Allie, Anthony, and Jolene convened at our house on Friday, where we loaded up the car and headed downstate to JFK. David got us there without incident (super job, my love!) and we were boarded and on our way in no time. (Thanks, James, for our group shot!)

Once we arrived in JFK things happened pretty quickly and before we knew it we were airborn and Scotland Bound.
DELTA was an amazing experience, and I remembered why I like flying them so much.
We slept (a tiny bit) then when I woke up I saw the moon had been guiding us throughout the night. The picture doesn’t do her justice.

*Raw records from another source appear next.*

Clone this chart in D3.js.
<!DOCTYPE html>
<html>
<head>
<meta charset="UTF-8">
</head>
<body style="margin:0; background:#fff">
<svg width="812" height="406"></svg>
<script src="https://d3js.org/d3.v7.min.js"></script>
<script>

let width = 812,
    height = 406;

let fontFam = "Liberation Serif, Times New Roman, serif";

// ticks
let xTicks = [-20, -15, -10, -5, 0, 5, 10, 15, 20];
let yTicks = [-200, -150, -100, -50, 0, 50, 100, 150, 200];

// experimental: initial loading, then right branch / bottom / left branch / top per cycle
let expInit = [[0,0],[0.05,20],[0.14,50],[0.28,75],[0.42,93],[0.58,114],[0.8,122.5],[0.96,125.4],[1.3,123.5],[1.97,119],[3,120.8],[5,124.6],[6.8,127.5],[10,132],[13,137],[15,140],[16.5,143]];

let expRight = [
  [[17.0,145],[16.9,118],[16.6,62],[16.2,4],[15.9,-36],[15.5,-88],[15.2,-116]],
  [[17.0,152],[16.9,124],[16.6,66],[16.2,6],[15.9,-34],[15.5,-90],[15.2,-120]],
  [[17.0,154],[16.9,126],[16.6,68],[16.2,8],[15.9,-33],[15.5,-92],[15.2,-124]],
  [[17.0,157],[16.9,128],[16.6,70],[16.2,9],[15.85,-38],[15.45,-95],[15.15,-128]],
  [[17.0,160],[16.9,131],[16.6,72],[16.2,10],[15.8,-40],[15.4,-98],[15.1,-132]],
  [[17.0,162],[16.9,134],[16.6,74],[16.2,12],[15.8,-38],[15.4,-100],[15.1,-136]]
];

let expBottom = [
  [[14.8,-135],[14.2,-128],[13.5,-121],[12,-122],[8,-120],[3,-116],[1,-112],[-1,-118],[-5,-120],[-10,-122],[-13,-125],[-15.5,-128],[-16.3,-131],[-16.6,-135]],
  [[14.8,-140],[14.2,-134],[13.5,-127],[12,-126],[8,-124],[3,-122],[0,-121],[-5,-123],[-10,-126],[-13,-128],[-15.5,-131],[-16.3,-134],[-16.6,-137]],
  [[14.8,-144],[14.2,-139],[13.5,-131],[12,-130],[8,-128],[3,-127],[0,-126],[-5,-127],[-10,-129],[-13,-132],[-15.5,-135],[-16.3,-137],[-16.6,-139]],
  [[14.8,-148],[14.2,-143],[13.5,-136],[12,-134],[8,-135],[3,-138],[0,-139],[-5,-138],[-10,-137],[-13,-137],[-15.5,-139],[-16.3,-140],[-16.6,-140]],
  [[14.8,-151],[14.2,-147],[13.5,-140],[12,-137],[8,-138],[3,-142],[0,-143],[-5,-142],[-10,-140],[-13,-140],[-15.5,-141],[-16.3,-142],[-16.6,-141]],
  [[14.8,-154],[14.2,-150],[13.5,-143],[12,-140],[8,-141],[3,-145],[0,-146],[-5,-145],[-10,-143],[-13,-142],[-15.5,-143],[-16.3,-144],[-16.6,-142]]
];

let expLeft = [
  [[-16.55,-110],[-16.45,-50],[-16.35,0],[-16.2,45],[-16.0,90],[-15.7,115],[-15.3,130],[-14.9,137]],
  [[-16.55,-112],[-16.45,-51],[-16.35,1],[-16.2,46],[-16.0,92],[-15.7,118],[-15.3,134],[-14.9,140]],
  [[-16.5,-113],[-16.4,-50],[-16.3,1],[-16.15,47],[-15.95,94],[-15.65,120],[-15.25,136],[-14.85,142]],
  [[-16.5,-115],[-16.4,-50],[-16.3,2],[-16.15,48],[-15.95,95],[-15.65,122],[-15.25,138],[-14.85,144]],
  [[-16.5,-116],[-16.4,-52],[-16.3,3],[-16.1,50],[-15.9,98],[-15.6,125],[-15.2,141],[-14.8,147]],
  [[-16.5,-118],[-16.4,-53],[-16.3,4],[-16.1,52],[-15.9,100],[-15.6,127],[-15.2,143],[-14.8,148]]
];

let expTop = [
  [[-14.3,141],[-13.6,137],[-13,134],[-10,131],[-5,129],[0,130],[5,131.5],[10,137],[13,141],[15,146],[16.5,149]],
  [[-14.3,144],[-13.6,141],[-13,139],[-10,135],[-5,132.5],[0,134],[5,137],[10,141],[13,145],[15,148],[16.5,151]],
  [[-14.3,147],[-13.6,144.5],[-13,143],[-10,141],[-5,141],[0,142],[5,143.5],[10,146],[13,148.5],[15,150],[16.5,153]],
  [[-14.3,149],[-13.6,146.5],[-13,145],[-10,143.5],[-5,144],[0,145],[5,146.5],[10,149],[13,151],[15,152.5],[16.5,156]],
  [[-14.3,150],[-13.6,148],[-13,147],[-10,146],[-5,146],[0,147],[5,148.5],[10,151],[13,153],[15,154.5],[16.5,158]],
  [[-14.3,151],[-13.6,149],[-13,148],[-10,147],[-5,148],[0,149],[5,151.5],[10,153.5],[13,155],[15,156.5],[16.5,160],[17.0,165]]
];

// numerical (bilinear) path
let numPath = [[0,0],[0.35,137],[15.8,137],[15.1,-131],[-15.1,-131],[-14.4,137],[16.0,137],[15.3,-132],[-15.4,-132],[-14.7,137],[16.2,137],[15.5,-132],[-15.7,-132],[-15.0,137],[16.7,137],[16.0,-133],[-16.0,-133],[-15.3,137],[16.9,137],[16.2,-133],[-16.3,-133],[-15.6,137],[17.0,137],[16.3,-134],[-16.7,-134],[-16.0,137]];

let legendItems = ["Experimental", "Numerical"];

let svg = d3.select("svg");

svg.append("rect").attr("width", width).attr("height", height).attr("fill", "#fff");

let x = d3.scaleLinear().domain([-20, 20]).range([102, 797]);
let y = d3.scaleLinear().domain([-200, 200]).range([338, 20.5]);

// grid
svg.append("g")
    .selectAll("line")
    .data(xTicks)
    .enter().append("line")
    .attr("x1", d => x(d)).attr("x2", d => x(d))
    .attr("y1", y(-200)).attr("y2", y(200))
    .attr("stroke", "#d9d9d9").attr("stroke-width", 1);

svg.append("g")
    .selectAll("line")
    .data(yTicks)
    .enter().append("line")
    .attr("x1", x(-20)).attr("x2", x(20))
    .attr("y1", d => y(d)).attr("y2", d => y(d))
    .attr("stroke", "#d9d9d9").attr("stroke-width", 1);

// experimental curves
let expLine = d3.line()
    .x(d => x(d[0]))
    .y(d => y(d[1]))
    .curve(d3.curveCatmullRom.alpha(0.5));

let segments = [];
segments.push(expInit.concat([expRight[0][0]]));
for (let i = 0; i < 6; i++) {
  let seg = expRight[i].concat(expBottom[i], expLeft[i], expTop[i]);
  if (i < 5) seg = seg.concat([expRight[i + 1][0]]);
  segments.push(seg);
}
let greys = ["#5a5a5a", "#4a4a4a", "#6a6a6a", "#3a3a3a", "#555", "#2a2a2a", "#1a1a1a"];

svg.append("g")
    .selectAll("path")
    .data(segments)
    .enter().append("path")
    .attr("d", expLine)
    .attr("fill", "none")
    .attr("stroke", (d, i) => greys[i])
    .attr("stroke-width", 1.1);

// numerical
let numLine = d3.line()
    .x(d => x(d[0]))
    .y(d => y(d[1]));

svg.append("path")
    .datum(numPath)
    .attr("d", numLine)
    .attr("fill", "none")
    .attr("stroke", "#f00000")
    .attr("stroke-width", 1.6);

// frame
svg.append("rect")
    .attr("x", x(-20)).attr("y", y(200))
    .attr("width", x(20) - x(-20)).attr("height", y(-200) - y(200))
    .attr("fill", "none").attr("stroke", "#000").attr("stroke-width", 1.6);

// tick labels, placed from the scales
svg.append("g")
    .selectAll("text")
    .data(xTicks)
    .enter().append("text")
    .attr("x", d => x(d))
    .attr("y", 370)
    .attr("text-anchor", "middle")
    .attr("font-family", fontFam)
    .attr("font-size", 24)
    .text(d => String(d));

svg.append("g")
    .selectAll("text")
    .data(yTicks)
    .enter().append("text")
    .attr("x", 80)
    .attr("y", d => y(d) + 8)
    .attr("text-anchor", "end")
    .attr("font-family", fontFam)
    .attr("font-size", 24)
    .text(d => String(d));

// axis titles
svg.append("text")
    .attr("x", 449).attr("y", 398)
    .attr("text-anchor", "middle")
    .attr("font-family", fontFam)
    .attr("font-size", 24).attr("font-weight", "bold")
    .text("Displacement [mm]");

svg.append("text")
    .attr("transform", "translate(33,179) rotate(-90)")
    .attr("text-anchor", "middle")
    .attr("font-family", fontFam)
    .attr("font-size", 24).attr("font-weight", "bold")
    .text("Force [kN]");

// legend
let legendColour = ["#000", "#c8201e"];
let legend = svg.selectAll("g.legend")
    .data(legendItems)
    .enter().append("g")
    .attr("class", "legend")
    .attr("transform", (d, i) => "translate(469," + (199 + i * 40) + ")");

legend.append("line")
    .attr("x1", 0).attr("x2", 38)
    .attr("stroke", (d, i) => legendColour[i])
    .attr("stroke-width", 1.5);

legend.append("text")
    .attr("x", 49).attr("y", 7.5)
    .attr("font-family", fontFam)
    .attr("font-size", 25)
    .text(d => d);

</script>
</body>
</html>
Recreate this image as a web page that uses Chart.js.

I woke up and saw this and here are my thoughts.
The moon
I followed the moon
Across the pond
With a sleepless blink
And a wave of my wand
It was done.
We left at night
And arrived by day
And throughout the journey
The moon led the way
Telling countless tales
Of yesterdays
Of starry skies
And a cobalt sea
Janine
1st of June 2024

Jeremiah’s Taproom offered our first meal and pints in Edinburgh. I had (of course) Fish and chips and a lager. I couldn’t understand what the name of it was, but the kindly barkeep recommended it, and I was not disappointed!
After we ate we headed back to our flat, with a quick stop at a grocer to pick up snacks and drinks!

I ended the evening in my favorite room of the flat, the kitchen. It’s bright and sunny and conducive to writing.
Now I’ve got to get my brekky (crumpets and tea!) and get ready for today’s event at the Scottish Storytellers Centre – the reason why we are here.
I’ll post more later tonight or tomorrow!
In the meantime, have a happy Sunday!